Devant la Cour d’appel de Colmar, Me Lagarde et le Bâtonnier Francis Lec qui représentaient une vingtaine de directrices ou directeurs d’école ayant été victimes des agissements des prévenus, ont demandé solennellement à Monsieur Wohlfart de cesser sans délai ce harcèlement moral décrit par la Cour. Force est de reconnaître qu’ils n’ont pas été entendus puisque ces procédés sont encore en cours en 2015. Ils ont rappelé que chaque directrice ou directeur d’école avait pris le soin de demander l’annulation expresse de leur soi-disant demande d’inscription obtenue dans des conditions frauduleuses. Ils ont également demandé que les prévenus cessent leurs démarches intempestives et leur véritable harcèlement pour obtenir le paiement de leurs factures qui ne reposaient sur aucun fondement juridique. Compte tenu de ce qui précède, les directrices d’école ayant fait l’objet d’un véritable harcèlement estiment que leur constitution de partie civile était recevable dès lors qu’il résultait à l’évidence un préjudice direct entre l’infraction qui était commise par les prévenus et le harcèlement supporté par les parties civiles depuis plusieurs années.

La Cour n’a pas suivi ce point de vue et a estimé qu’il n’y avait pas en l’état de préjudice direct, aucune somme n’ayant été réclamée au chef d’établissement personnellement. La Cour rappelle que dans ces circonstances, seules les communes pouvaient engager l’école concernant ces contrats litigieux.

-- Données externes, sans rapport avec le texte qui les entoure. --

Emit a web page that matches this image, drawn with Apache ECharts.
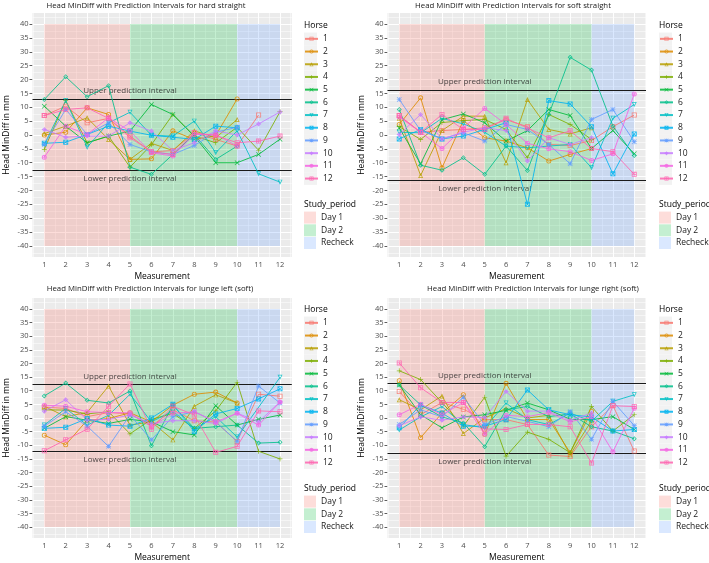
<!DOCTYPE html>
<html><head><meta charset="utf-8">
<script src="https://cdn.jsdelivr.net/npm/echarts@6/dist/echarts.min.js"></script>
<style>html,body{margin:0;padding:0;background:#fff}#c{width:709px;height:563px}</style>
</head><body><div id="c"></div>
<script>
// ---------- data ----------
const measurements = [1,2,3,4,5,6,7,8,9,10,11,12];
const horses = ['1','2','3','4','5','6','7','8','9','10','11','12'];
const horseColors = ['#F8766D','#DE8C00','#B79F00','#7CAE00','#00BA38','#00C08B','#00BFC4','#00B4F0','#619CFF','#C77CFF','#F564E3','#FF64B0'];
const panelTitles = [
  'Head MinDiff with Prediction Intervals for hard straight',
  'Head MinDiff with Prediction Intervals for soft straight',
  'Head MinDiff with Prediction Intervals for lunge left (soft)',
  'Head MinDiff with Prediction Intervals for lunge right (soft)'];
const upperPI = [12.8, 16.3, 12.3, 12.6];
const lowerPI = [-12.8, -16.3, -12.3, -12.9];
const periodNames = ['Day 1','Day 2','Recheck'];
const periodStart = [1, 5, 10];
const periodEnd = [5, 10, 12];
const periodColors = ['rgba(248,118,109,0.25)','rgba(0,186,56,0.23)','rgba(97,156,255,0.23)'];
const xTicks = [1,2,3,4,5,6,7,8,9,10,11,12];
const xMinor = [0.5,1.5,2.5,3.5,4.5,5.5,6.5,7.5,8.5,9.5,10.5,11.5,12.5];
const yTicks = [-40,-35,-30,-25,-20,-15,-10,-5,0,5,10,15,20,25,30,35,40];
const yMinor = [-42.5,-37.5,-32.5,-27.5,-22.5,-17.5,-12.5,-7.5,-2.5,2.5,7.5,12.5,17.5,22.5,27.5,32.5,37.5,42.5];

const hardStraight = [
  [7, 10.4, 4.4, 6, -0.4, -6.1, -5.6, 0.8, -1.6, -4, 7.2, null],
  [0, 1, 9.8, 7.4, -8.8, -8.6, 1.5, -1.6, -0.2, 13, null, null],
  [0.5, 3.2, 6.2, -1.6, -8.8, -3, -5.6, 1.5, -1, 5.6, null, null],
  [-5.2, 12.4, -2.8, -0.4, -11.6, -3.5, 7.4, -0.4, -2.8, 2.8, -5.5, 8.4],
  [10.4, 3.2, -2.8, -0.4, 1.4, 11, 7.4, -0.4, -10, -10, -7, -1.5],
  [12.8, 21, 13.8, 17.8, -11.6, -14.2, -7, 0.2, -8.8, -4, null, null],
  [-3.5, 12.4, -4.4, 4.4, 8.2, -0.1, -0.4, 5, -6.4, 1.5, -14, -17],
  [-3, -2.6, 0.2, 3.2, 1.4, -0.1, -0.8, -1.6, 3.2, 2.6, null, null],
  [-3.4, 9.2, 0.2, 4.4, -3.4, -6.1, -7, -3.8, 1, 2.8, null, null],
  [2, -0.8, -0.4, -0.4, 4.4, 1.4, -5.6, -2.8, 1.5, 0, 4, 8.3],
  [-8, 3.2, 0.2, 6.2, 1.4, -6.4, -7.6, 0.2, 0.2, -4, null, null],
  [7, 9.2, 9.8, 6, -1, -6, -7, 0.8, -0.2, -2.8, -2.2, -0.4]];
const softStraight = [
  [7, 1, 1.6, 2, 2.6, 5.5, 3, -3.4, -3.8, -2, 3, 7.2],
  [3.8, 13.4, -11.8, 5.2, -1, -2.2, -4.6, -9.4, -7, -4.9, null, null],
  [6, -14.6, 1.6, 6.8, 6.8, -10, 12.8, 2, 0.4, 2.6, null, null],
  [3, -1.6, 4.5, 5.2, 5.6, 2, -8.2, 7.4, 3.8, -1.6, null, null],
  [2.5, -10.4, 5.5, 7.6, 4.4, -2.2, 1.6, 9.2, 7, -4.9, 1.6, -6.8],
  [9.2, -10.9, -12.7, -8.2, -14.2, -4, -12.8, 7.4, 28, 23.4, 3.2, -7.4],
  [1, 0.8, 6, 4, 1, -4, -4.6, -4, -3.4, -11.8, 6, 11],
  [-1.4, 2, -1.4, -0.4, 2, 4.4, -25, 12.4, 11.2, 3, -14, 0.4],
  [12.8, 1.6, -1.4, 0.8, -2.2, 3.8, 2, -3.4, -10.4, 5.6, 9.2, -2.4],
  [0.2, 7.4, -1.4, 1, 2.6, 1.6, -9.4, -1, -3.4, -1, null, null],
  [6.5, 1, -4.9, 2.5, 9.6, 3.8, -3, -5, -6, -9.2, -6.8, 14.8],
  [7, 1, 7.4, 2, 2, 6, 2.5, -1, 1.5, -4.9, -6, -14.2]];
const lungeLeft = [
  [4, 3.5, 0.5, 2, 1.5, -3, 3, -1, -1.5, -8.6, 8.7, 8],
  [-6.3, -9.8, -0.8, -0.2, 1.9, -1.4, 4.7, 8.7, 9.5, 5.5, null, null],
  [4.3, 0.5, 2, 11.7, -2.6, -1.4, -8, 4.3, 8.5, 5.5, null, null],
  [3, 2.9, 1.5, 2.3, -5.8, -0.5, 1.7, -3.8, 2.6, 13.1, -12.2, -15],
  [-3.8, 0.5, -0.8, -2, -0.5, -1.4, -5, -6.2, 4.5, -2.6, -0.5, 1.1],
  [8.1, 12.8, 6.5, 5.5, 9.9, -10.2, 4.7, -3.8, -3.2, -2.6, -9.2, -8.9],
  [-2.6, 3.5, -2.6, 1, 8.7, -1.4, 2.5, -4, 0.5, -7, null, 14.9],
  [-3.8, -3.4, -0.2, -2.6, -3, 0, 5, -5, 1.5, 3.5, 7, 10.7],
  [-3, 2.3, -3, -10.4, 1.1, -8, 0.5, 2.3, -1.4, -8.6, 11.7, 5.5],
  [2.5, 6.7, -0.8, -0.5, 1.1, -2, -1, -1, -2, 1.8, -1.4, 5.9],
  [4.7, 4.3, 2.3, 2, 1.9, -3.2, 1.7, 2.3, -1.4, 1.7, -2.6, 5.9],
  [-12, -8, -4.1, 4.3, 12.5, -4.1, 4.3, 1.1, -12.6, -10.4, 2.6, 2.3]];
const lungeRight = [
  [9.7, 1.2, 5.7, 3.2, -0.6, -0.6, -2.4, -13.6, -14.1, -3.2, 4.6, -12.1],
  [13.7, -7.2, 1.8, 8.5, -6, 12.7, -0.6, -0.5, -12.7, 2.4, null, null],
  [6.7, 3, 8.1, -5.7, 0, 3.5, 0, 1, -13.5, -1, null, null],
  [17.3, 14.1, 5.7, -3, 7.6, -14, -5.2, -7.8, -12.7, 4.2, -4.8, 1.2],
  [12.1, 1.2, -3.6, 0.4, 1.2, 2.8, 5.5, 3, -0.5, -0.6, 0.5, -4.2],
  [12.1, 4.8, 0.4, -1.8, -10.5, 3, 4.2, 0.5, 1.5, -3.2, -4.8, -7.6],
  [-4.4, 0.4, 4.2, -2.4, -3.6, 5.5, -0.6, -2.4, 1.8, -1.2, 6.1, 8.5],
  [-3.6, 4.8, 1.8, -3, -3, -0.6, 10.3, 3, 1.2, 0.4, -4.8, -4.2],
  [-2.4, 3, 0.4, 7.6, -2.4, 0.5, -1.2, -3.2, 2.4, -7.8, 6.1, -2.8],
  [-2.8, 0.4, -0.8, 0.4, 0.2, 9.7, 2.5, 2.5, -0.8, 1.8, null, null],
  [1.2, 5, 1.2, 5.7, -6, 1, 0.5, 2, -1.4, 0.5, -12.4, 3.6],
  [20.2, 11.1, 5.7, 5.7, -4, -4.2, -2.4, -2.4, -3.2, -16.5, 4.5, 4.2]];
const panelData = [hardStraight, softStraight, lungeLeft, lungeRight];

// ---------- styling ----------
const FONT = 'Open Sans';
const SQ = 'M0 0H10V10H0Z M1.6 1.6V8.4H8.4V1.6Z';
const CI = 'M5 0A5 5 0 1 1 5 10A5 5 0 1 1 5 0Z M5 1.6A3.4 3.4 0 1 0 5 8.4A3.4 3.4 0 1 0 5 1.6Z';
const TR = 'M5 0L10 9.5H0Z M5 3.4L2.2 8.2H7.8Z';
const PL = 'M4.3 0H5.7V4.3H10V5.7H5.7V10H4.3V5.7H0V4.3H4.3Z';
const XX = 'M1 0L5 4L9 0L10 1L6 5L10 9L9 10L5 6L1 10L0 9L4 5L0 1Z';
const DI = 'M5 0L10 5L5 10L0 5Z M5 2.2L2.2 5L5 7.8L7.8 5Z';
const TD = 'M0 0.5H10L5 10Z M2.2 1.8L5 6.6L7.8 1.8Z';
const symbols = [SQ, CI, TR, PL, XX, DI, TD, SQ+' '+XX, PL+' '+XX, DI+' '+PL, CI+' '+PL, SQ+' '+PL].map(p => 'path://' + p);

const grids = [
  {left: 32.5, top: 13, width: 259.3, height: 244},
  {left: 387.5, top: 13, width: 258.5, height: 244},
  {left: 32.5, top: 298, width: 259.3, height: 243},
  {left: 387.5, top: 298, width: 258.5, height: 243}];
const legendX = [304, 659, 304, 659];
const legendY = [13, 13, 297, 297];
const titleCX = [146, 513, 150, 533];
const titleCY = [5.5, 5.5, 289, 289];

const option = {
  animation: false,
  backgroundColor: '#fff',
  textStyle: {fontFamily: FONT},
  grid: grids.map(g => Object.assign({show: true, backgroundColor: '#EBEBEB', borderWidth: 0}, g)),
  xAxis: grids.map((g, i) => ({
    gridIndex: i, type: 'value', min: 0.45, max: 12.55,
    axisLine: {show: false},
    axisTick: {show: true, length: 3, lineStyle: {color: '#333', width: 0.8}, customValues: xTicks},
    axisLabel: {customValues: xTicks, fontSize: 7.5, color: '#4D4D4D', margin: 4, fontFamily: FONT},
    splitLine: {show: false},
    name: 'Measurement', nameLocation: 'middle', nameGap: 15,
    nameTextStyle: {fontSize: 8.5, color: '#000', fontFamily: FONT}
  })),
  yAxis: grids.map((g, i) => ({
    gridIndex: i, type: 'value', min: -44, max: 44,
    axisLine: {show: false},
    axisTick: {show: true, length: 3, lineStyle: {color: '#333', width: 0.8}, customValues: yTicks},
    axisLabel: {customValues: yTicks, fontSize: 7.5, color: '#4D4D4D', margin: 4, fontFamily: FONT},
    splitLine: {show: false},
    name: 'Head MinDiff in mm', nameLocation: 'middle', nameGap: 21,
    nameTextStyle: {fontSize: 8.5, color: '#000', fontFamily: FONT}
  })),
  legend: [],
  graphic: [],
  series: []
};

for (let p = 0; p < 4; p++) {
  // grid lines
  const minorLines = xMinor.map(v => ({xAxis: v})).concat(yMinor.map(v => ({yAxis: v})));
  const majorLines = xTicks.map(v => ({xAxis: v})).concat(yTicks.map(v => ({yAxis: v})));
  option.series.push({
    type: 'line', xAxisIndex: p, yAxisIndex: p, data: [], silent: true, z: 1,
    markLine: {z: 1, silent: true, symbol: ['none','none'], label: {show: false}, animation: false,
      lineStyle: {color: '#fff', width: 0.5, type: 'solid'}, data: minorLines}
  });
  option.series.push({
    type: 'line', xAxisIndex: p, yAxisIndex: p, data: [], silent: true, z: 1,
    markLine: {z: 1, silent: true, symbol: ['none','none'], label: {show: false}, animation: false,
      lineStyle: {color: '#fff', width: 1, type: 'solid'}, data: majorLines}
  });
  // study periods
  periodNames.forEach((nm, k) => {
    option.series.push({
      name: nm, type: 'line', xAxisIndex: p, yAxisIndex: p, data: [], silent: true, z: 2,
      itemStyle: {color: periodColors[k]}, lineStyle: {color: periodColors[k]},
      markArea: {z: 2, silent: true, itemStyle: {color: periodColors[k]},
        data: [[{coord: [periodStart[k], -40]}, {coord: [periodEnd[k], 40]}]]}
    });
  });
  // prediction interval lines
  option.series.push({
    type: 'line', xAxisIndex: p, yAxisIndex: p, data: [], silent: true, z: 3,
    markLine: {z: 3, silent: true, symbol: ['none','none'], label: {show: false}, animation: false,
      lineStyle: {color: '#1a1a1a', width: 1, type: 'solid'},
      data: [{yAxis: upperPI[p]}, {yAxis: lowerPI[p]}]}
  });
  option.series.push({
    type: 'scatter', xAxisIndex: p, yAxisIndex: p, symbolSize: 0, silent: true, z: 4,
    data: [[5, upperPI[p] + 3, 'Upper prediction interval'], [5, lowerPI[p] - 3, 'Lower prediction interval']],
    label: {show: true, position: 'inside', formatter: q => q.data[2], color: '#1a1a1a', fontSize: 8, fontFamily: FONT}
  });
  // horses
  panelData[p].forEach((vals, h) => {
    option.series.push({
      name: horses[h], type: 'line', xAxisIndex: p, yAxisIndex: p, z: 5,
      data: measurements.map((m, i) => vals[i] === null ? null : [m, vals[i]]).filter(d => d !== null),
      symbol: symbols[h], symbolSize: 5,
      itemStyle: {color: horseColors[h], opacity: 0.85},
      lineStyle: {color: horseColors[h], width: 1, opacity: 0.85}
    });
  });
  // legends
  option.legend.push({
    orient: 'vertical', left: legendX[p], top: legendY[p] + 19.5, padding: 0, itemGap: 0,
    itemWidth: 13, itemHeight: 5, data: horses, selectedMode: false,
    textStyle: {fontSize: 8.5, color: '#1a1a1a', lineHeight: 12.7, fontFamily: FONT}
  });
  option.legend.push({
    orient: 'vertical', left: legendX[p], top: legendY[p] + 198.5, padding: 0, itemGap: 0.5,
    itemWidth: 12, itemHeight: 12, icon: 'rect', data: periodNames, selectedMode: false,
    textStyle: {fontSize: 8.5, color: '#1a1a1a', lineHeight: 12.2, fontFamily: FONT}
  });
  option.graphic.push({type: 'text', left: legendX[p], top: legendY[p] + 8,
    style: {text: 'Horse', fontSize: 8.5, fill: '#000', fontFamily: FONT}});
  option.graphic.push({type: 'text', left: legendX[p], top: legendY[p] + 187,
    style: {text: 'Study_period', fontSize: 8.5, fill: '#000', fontFamily: FONT}});
  for (let k = 0; k < 12; k++) {
    option.graphic.push({type: 'rect', silent: true, z: -1,
      shape: {x: legendX[p], y: legendY[p] + 19.5 + k * 12.7, width: 13, height: 12.7},
      style: {fill: '#F2F2F2'}});
  }
  option.graphic.push({type: 'text', z: 10,
    x: titleCX[p], y: titleCY[p],
    style: {text: panelTitles[p], fontSize: 7.8, fill: '#1a1a1a', fontFamily: FONT, align: 'center', verticalAlign: 'middle'}});
}

const chart = echarts.init(document.getElementById('c'), null, {renderer: 'canvas'});
chart.setOption(option);
</script></body></html>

Chacun l’a compris, il était essentiel que la voix de la Fédération, des ASL et des enseignants qui souffrent de cette situation soit entendue par la Cour. Ils l’ont été fortement et il faut espérer que la Cour de cassation rejettera le pourvoi qui a été formé. Cela mettrait un terme à l’invraisemblable défi de la société ANNUAIRE FR.